Stored data:

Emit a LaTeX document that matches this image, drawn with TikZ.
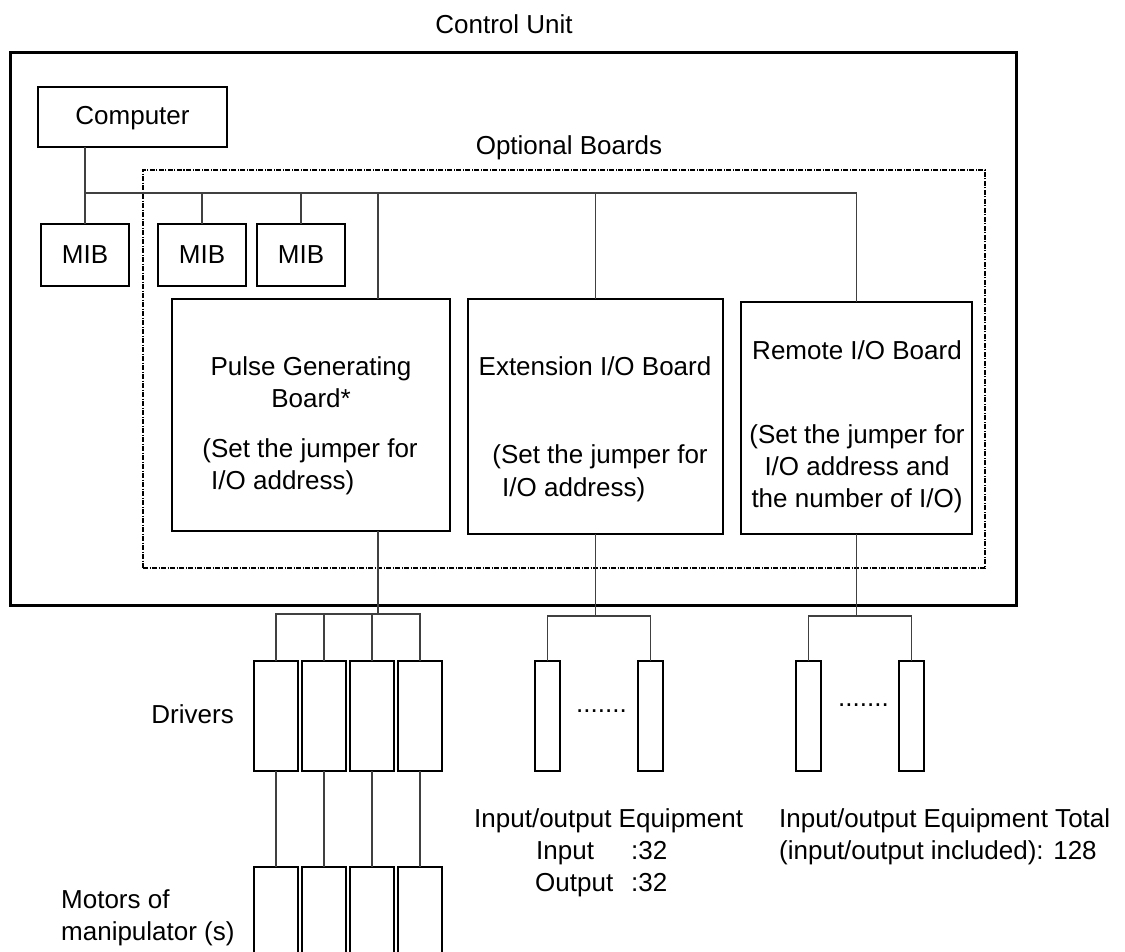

* * *

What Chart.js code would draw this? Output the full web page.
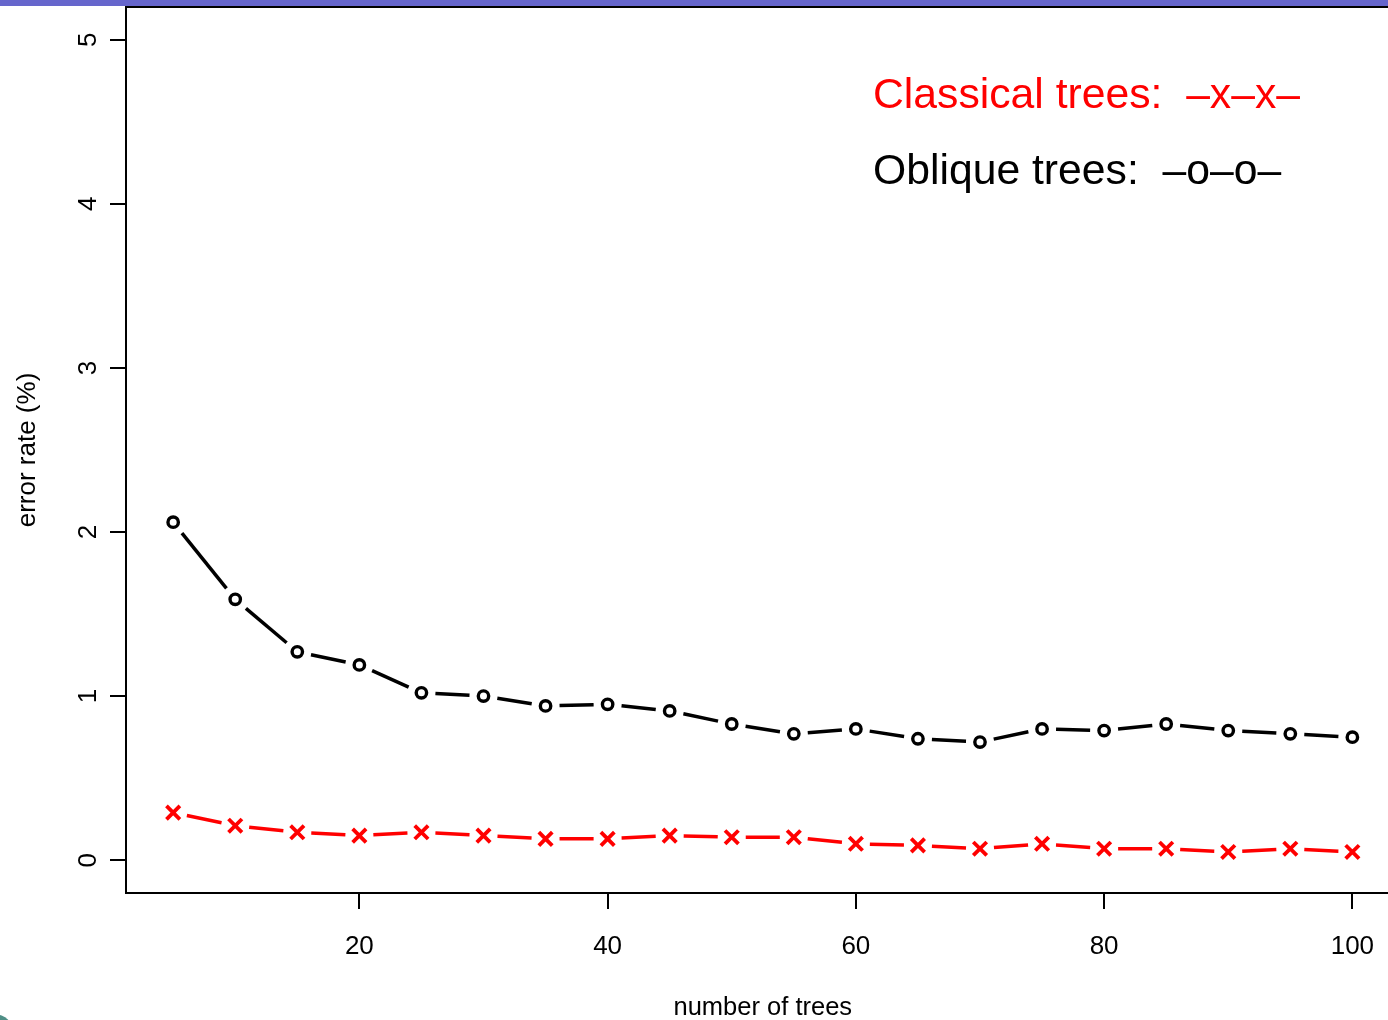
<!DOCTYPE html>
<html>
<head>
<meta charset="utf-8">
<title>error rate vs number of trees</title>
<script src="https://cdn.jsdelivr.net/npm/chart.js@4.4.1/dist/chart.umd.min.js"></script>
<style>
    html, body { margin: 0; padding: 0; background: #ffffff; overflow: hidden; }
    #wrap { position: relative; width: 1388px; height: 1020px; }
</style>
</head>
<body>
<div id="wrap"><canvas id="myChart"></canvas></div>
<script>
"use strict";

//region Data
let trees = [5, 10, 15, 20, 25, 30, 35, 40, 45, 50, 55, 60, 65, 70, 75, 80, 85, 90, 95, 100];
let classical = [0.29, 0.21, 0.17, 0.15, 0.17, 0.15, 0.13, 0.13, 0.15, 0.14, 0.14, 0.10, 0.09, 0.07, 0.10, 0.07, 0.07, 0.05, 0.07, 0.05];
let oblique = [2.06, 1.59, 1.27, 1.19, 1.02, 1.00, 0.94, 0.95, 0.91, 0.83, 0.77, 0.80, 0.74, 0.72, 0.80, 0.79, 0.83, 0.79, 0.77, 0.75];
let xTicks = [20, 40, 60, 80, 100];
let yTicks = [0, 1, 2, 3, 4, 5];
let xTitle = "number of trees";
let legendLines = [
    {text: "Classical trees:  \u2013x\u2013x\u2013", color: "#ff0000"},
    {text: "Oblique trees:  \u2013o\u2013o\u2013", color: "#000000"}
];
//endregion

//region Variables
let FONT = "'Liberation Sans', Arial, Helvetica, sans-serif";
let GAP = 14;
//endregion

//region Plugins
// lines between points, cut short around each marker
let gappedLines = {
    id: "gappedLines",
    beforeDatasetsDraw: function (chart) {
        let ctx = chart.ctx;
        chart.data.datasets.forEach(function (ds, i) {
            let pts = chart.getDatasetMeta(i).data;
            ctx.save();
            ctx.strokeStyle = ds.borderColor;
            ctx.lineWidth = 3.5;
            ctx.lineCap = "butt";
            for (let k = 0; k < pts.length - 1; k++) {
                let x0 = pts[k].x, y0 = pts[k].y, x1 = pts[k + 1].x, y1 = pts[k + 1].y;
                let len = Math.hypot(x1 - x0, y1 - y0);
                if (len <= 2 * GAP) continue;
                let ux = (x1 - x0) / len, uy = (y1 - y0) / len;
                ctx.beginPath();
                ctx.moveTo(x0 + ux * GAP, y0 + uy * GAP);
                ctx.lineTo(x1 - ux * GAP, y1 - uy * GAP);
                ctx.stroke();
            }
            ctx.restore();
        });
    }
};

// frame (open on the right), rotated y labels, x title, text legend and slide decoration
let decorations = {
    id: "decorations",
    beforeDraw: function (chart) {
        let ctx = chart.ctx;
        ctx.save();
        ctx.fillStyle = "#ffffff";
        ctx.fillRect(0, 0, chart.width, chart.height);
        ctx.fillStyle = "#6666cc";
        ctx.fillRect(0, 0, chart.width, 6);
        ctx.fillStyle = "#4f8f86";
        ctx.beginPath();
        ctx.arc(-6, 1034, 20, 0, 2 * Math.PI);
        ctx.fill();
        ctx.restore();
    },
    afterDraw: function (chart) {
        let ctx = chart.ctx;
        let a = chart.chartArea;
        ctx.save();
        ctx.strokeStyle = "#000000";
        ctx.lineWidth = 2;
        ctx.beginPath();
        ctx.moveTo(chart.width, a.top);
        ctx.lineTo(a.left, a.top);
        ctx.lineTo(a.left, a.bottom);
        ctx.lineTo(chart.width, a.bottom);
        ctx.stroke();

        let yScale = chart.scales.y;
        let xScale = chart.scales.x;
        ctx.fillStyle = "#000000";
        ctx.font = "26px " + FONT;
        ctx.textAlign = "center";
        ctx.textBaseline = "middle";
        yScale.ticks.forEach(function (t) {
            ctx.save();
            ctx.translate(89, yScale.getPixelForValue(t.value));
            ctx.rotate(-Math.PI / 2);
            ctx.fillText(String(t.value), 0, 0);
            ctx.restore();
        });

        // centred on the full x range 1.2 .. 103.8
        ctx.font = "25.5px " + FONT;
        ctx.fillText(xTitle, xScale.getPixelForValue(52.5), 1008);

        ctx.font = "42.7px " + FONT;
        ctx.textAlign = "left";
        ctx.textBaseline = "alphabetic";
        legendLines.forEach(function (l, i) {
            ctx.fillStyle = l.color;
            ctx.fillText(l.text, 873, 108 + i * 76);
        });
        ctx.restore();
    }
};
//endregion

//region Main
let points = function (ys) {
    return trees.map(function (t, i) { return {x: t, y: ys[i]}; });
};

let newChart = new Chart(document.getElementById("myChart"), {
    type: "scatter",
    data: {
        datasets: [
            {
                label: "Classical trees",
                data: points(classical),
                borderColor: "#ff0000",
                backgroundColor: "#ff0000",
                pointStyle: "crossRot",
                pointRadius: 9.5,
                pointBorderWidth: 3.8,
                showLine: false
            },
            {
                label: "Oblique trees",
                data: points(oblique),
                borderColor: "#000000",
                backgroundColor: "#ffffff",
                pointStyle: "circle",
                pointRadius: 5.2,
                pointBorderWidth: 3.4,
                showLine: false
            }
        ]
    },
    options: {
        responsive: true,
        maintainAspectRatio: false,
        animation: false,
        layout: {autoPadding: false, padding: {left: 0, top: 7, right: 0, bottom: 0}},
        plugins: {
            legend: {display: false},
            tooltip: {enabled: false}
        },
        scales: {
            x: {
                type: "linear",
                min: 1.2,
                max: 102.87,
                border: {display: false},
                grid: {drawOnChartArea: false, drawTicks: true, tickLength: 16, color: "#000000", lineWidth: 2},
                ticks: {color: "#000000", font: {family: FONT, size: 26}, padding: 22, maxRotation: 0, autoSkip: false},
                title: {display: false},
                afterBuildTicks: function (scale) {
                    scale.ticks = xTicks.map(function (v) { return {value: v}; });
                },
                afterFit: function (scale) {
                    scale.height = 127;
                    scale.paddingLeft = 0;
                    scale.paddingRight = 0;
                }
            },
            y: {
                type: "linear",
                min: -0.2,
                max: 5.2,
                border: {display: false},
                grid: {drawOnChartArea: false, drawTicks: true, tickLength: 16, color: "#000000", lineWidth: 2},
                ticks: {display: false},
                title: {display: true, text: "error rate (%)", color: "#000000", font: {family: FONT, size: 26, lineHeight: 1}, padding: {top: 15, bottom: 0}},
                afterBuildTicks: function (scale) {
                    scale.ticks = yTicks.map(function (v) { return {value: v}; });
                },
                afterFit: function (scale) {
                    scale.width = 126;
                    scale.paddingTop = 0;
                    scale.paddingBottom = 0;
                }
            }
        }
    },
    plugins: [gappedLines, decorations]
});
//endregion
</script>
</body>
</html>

Goal of the exercise: Out of the preceding entries, pull every line containing the string "document".

Expected answer:
Emit a LaTeX document that matches this image, drawn with TikZ.
let newChart = new Chart(document.getElementById("myChart"), {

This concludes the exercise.